[Rows from a dataset of charts and code]
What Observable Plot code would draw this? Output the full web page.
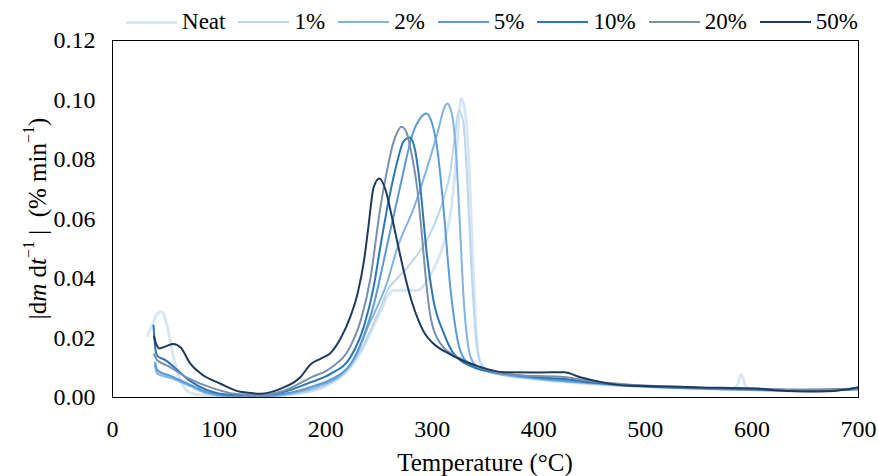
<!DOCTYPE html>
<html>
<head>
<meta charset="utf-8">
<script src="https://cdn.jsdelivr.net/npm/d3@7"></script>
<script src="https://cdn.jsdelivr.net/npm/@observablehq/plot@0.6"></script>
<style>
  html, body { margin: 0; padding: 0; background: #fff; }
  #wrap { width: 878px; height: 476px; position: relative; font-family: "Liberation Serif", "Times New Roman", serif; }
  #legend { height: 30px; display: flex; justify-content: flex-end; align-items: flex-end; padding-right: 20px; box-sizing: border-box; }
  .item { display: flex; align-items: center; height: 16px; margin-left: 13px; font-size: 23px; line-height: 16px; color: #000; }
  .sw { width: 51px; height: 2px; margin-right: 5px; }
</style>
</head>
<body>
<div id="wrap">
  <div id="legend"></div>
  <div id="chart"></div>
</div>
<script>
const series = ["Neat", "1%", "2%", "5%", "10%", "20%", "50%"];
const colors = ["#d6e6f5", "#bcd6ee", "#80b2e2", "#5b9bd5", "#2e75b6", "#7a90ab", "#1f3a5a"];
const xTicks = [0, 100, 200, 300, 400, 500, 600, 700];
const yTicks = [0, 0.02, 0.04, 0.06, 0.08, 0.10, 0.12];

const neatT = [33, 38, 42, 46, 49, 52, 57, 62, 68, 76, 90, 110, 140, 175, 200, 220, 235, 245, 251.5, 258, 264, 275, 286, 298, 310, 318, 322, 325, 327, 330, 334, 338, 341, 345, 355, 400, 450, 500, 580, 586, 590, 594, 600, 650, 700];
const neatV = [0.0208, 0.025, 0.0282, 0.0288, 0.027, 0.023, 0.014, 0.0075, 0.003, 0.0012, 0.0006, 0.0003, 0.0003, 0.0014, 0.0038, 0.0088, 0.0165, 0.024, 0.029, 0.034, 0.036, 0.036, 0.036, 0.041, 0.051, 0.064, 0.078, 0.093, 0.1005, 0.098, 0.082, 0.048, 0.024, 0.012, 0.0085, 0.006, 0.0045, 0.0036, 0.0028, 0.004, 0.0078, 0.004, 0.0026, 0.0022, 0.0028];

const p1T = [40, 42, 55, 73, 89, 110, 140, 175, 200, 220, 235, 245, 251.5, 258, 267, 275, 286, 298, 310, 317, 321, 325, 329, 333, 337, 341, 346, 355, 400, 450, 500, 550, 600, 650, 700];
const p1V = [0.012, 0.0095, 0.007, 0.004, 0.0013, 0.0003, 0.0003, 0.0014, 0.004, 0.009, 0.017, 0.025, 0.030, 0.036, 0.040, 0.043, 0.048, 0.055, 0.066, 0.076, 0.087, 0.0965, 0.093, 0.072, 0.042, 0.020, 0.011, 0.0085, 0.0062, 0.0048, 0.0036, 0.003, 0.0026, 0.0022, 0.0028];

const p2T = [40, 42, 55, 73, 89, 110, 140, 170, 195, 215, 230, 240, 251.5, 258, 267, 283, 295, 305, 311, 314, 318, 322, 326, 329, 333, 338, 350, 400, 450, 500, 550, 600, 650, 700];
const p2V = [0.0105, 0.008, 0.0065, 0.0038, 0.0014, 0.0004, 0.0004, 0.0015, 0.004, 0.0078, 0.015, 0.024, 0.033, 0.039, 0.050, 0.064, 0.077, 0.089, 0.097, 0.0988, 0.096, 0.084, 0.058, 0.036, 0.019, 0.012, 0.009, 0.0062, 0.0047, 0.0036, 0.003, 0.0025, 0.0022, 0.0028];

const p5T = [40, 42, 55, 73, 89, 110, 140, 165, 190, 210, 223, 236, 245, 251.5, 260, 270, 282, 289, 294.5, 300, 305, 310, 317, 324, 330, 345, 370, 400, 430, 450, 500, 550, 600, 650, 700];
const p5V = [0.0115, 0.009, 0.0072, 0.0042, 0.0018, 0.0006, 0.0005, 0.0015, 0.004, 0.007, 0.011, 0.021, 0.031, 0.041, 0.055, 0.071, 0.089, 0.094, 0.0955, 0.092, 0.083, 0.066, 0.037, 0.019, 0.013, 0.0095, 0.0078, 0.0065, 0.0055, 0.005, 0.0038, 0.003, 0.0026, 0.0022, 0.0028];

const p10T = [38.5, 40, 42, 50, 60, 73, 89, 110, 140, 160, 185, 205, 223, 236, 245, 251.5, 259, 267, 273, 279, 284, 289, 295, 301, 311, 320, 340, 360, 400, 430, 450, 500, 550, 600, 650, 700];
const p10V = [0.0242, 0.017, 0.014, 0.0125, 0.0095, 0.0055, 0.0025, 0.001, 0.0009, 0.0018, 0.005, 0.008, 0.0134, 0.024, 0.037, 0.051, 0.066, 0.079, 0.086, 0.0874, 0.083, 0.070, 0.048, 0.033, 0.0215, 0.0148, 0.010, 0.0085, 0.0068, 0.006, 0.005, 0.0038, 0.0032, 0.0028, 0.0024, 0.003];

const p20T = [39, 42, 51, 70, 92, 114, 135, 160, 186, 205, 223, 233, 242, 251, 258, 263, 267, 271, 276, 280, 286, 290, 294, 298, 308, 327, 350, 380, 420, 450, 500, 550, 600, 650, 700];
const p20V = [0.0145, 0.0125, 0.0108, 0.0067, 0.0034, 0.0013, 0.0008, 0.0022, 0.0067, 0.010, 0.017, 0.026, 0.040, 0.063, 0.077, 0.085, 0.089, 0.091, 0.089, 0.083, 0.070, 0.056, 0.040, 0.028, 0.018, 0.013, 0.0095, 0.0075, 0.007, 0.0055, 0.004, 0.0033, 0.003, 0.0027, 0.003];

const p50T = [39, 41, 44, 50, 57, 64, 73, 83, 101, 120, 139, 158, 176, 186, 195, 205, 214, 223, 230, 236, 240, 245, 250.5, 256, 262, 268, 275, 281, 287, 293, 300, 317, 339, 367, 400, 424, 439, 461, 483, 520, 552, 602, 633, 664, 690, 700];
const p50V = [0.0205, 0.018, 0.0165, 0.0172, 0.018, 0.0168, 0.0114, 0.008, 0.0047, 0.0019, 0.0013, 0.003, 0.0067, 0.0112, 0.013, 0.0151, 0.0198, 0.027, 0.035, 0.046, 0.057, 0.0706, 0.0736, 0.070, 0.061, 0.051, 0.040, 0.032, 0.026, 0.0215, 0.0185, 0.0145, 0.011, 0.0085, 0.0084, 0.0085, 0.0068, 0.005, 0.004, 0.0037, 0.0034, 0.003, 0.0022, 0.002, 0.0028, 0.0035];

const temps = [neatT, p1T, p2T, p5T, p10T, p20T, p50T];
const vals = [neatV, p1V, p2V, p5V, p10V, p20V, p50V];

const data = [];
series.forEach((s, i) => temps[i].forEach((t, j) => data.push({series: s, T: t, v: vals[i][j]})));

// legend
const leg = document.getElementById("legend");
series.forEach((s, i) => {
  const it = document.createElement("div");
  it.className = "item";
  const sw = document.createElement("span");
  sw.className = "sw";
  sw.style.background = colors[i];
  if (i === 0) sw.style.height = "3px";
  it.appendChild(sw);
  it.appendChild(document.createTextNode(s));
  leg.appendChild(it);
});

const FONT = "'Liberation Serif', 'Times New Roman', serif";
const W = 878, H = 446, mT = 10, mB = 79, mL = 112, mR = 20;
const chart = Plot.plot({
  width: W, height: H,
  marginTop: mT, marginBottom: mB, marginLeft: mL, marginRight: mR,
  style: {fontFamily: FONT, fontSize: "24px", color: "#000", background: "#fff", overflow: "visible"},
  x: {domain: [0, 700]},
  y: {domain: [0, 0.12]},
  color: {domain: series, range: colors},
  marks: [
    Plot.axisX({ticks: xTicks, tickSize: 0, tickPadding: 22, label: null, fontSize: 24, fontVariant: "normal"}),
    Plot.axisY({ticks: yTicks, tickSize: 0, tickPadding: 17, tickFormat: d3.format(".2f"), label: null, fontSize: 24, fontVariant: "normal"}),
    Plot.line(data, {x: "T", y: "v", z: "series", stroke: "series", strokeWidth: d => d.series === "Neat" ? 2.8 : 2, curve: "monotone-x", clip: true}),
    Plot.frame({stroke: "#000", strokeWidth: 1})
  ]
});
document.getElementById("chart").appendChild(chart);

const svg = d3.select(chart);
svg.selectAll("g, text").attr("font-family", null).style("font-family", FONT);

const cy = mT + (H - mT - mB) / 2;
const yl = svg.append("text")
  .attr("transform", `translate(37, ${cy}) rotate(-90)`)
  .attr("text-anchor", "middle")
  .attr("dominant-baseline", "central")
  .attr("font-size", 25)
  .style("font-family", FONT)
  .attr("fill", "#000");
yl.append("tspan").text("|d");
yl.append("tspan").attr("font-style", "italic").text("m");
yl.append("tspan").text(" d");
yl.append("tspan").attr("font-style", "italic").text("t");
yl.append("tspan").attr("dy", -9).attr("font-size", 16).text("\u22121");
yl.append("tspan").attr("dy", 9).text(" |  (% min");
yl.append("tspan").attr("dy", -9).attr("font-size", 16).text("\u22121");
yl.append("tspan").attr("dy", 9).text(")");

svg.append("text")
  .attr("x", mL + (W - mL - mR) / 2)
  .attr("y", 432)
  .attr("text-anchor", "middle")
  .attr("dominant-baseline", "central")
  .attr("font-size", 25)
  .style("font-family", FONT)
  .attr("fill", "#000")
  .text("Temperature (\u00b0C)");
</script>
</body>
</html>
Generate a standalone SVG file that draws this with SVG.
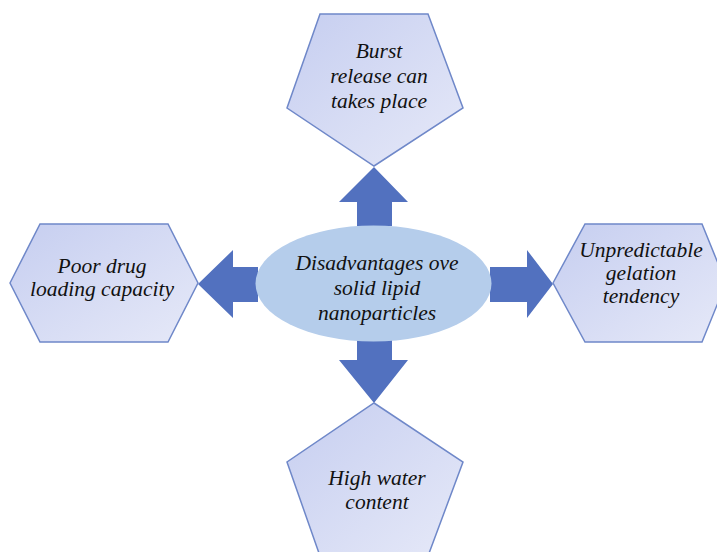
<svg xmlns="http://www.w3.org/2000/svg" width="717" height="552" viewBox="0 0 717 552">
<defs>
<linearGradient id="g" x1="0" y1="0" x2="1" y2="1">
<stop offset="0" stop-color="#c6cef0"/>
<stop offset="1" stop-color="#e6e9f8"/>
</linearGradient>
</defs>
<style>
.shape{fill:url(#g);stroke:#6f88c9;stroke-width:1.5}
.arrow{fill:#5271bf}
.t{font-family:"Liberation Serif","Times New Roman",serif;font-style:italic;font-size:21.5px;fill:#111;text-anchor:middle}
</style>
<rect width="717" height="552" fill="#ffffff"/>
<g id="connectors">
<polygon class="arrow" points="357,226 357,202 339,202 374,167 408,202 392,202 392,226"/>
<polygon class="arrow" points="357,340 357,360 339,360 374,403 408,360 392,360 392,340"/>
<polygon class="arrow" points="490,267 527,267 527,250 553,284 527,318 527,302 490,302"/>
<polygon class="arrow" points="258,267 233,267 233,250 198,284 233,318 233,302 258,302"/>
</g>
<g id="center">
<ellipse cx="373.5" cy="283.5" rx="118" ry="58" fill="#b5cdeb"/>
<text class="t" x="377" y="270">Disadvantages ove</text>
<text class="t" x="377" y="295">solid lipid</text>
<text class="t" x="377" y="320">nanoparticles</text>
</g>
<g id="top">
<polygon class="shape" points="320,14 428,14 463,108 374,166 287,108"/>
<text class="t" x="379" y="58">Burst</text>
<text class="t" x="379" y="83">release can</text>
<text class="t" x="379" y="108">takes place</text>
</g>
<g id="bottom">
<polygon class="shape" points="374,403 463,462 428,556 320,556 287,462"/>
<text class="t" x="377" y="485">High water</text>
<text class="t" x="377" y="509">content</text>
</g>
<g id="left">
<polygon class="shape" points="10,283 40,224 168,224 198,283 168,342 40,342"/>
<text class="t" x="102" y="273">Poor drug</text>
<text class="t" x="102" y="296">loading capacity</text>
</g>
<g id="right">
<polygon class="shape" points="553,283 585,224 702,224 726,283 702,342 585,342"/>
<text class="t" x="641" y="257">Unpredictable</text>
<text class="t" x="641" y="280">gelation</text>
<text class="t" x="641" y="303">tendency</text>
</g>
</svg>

- _Your task_: Identify every line where the string "this" appears.

- _Task answer_:
What Observable Plot code would draw this? Output the full web page.
Generate a standalone SVG file that draws this with SVG.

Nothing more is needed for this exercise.